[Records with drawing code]

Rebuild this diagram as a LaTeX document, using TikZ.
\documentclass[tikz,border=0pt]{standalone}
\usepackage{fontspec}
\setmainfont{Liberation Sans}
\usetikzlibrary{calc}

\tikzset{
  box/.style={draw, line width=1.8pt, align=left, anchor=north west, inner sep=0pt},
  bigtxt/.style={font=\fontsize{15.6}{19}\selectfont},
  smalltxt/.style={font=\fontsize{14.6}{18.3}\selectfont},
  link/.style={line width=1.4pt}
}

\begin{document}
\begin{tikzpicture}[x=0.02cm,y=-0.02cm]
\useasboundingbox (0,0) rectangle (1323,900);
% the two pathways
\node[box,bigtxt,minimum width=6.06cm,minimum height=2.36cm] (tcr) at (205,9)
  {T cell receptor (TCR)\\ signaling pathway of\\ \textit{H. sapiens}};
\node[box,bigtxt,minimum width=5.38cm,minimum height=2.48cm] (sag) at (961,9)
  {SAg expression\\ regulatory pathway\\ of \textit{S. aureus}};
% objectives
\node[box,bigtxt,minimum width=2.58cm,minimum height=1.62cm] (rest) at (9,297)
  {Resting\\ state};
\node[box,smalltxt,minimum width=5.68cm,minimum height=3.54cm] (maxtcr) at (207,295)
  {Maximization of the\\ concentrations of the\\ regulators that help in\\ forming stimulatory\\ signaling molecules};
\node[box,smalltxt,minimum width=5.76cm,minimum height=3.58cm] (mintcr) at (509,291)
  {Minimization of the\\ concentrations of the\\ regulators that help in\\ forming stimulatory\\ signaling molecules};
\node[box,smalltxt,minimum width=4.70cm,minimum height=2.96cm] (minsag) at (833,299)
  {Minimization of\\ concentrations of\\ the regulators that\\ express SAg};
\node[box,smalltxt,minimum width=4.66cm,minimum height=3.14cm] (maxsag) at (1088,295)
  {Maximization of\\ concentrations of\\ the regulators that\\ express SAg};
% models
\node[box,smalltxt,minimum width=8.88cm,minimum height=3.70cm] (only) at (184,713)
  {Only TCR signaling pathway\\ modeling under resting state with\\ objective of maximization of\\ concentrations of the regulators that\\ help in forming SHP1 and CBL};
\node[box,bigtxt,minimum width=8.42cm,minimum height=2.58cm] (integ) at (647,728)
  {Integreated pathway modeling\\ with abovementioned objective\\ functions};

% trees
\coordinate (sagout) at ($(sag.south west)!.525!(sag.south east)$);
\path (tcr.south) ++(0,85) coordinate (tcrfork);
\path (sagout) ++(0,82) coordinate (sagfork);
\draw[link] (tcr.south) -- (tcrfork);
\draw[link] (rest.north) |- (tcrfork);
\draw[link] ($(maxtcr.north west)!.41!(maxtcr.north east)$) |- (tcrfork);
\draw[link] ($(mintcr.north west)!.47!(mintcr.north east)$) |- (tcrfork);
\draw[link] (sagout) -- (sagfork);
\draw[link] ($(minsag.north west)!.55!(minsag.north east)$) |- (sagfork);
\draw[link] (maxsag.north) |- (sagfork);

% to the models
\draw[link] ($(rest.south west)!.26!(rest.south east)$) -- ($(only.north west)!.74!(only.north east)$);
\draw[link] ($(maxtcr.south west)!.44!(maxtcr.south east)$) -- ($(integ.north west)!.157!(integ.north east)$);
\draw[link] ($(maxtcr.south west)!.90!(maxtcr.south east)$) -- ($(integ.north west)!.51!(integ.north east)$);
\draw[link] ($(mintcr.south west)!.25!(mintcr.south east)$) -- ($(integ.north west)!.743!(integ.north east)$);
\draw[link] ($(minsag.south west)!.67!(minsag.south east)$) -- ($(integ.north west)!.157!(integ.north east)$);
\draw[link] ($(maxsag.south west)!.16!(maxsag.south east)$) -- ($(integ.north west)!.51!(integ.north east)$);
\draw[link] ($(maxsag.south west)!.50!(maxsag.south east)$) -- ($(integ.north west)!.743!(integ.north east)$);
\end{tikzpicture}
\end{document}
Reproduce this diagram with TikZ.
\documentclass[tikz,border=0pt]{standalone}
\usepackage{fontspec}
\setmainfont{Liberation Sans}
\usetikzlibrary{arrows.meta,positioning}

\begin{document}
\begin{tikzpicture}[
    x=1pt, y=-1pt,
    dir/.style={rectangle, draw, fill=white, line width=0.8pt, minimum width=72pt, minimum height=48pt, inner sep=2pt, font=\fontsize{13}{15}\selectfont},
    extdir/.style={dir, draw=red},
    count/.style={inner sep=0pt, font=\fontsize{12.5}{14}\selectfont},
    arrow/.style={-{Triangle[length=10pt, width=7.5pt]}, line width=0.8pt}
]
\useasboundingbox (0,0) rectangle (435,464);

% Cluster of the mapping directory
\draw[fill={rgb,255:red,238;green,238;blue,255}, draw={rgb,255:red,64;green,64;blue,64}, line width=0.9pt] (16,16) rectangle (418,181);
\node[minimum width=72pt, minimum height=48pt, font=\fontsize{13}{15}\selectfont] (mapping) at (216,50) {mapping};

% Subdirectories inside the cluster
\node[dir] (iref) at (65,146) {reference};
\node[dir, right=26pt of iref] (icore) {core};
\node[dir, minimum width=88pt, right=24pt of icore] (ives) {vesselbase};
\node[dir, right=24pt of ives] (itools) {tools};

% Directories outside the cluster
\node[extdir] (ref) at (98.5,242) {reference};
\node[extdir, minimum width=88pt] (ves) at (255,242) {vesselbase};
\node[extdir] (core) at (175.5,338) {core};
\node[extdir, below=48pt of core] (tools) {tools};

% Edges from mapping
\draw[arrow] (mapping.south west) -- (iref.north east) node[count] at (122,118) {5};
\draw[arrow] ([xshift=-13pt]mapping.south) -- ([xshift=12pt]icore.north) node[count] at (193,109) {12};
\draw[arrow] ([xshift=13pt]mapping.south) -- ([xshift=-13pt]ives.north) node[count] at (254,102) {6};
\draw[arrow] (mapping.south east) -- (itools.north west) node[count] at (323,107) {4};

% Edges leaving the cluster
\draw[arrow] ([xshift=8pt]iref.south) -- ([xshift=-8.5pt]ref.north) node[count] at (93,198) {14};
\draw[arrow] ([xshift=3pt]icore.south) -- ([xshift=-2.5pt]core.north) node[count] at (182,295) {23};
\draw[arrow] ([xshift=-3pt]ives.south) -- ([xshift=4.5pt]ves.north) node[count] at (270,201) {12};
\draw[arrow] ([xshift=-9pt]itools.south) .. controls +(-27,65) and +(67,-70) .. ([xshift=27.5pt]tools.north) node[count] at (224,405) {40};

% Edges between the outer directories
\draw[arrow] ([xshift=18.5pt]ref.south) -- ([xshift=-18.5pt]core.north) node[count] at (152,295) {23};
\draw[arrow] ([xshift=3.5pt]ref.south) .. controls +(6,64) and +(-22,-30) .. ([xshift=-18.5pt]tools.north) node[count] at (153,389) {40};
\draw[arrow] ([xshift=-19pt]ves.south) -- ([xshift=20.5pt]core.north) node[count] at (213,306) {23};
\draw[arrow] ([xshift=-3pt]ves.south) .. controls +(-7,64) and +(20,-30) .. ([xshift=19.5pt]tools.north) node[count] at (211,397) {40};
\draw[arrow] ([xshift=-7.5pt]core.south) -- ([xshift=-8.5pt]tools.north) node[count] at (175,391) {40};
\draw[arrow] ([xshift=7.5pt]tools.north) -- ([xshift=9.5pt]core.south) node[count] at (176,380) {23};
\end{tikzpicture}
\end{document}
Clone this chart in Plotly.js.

▶ **TASK REQUIREMENTS**: Extract only the lines from the line with "Reproduce this diagram with TikZ." through the line with "(0,0) rectangle (435,464);", keeping both end lines exactly as they are.

▶ **TASK OUTPUT**:
Reproduce this diagram with TikZ.
\documentclass[tikz,border=0pt]{standalone}
\usepackage{fontspec}
\setmainfont{Liberation Sans}
\usetikzlibrary{arrows.meta,positioning}

\begin{document}
\begin{tikzpicture}[
    x=1pt, y=-1pt,
    dir/.style={rectangle, draw, fill=white, line width=0.8pt, minimum width=72pt, minimum height=48pt, inner sep=2pt, font=\fontsize{13}{15}\selectfont},
    extdir/.style={dir, draw=red},
    count/.style={inner sep=0pt, font=\fontsize{12.5}{14}\selectfont},
    arrow/.style={-{Triangle[length=10pt, width=7.5pt]}, line width=0.8pt}
]
\useasboundingbox (0,0) rectangle (435,464);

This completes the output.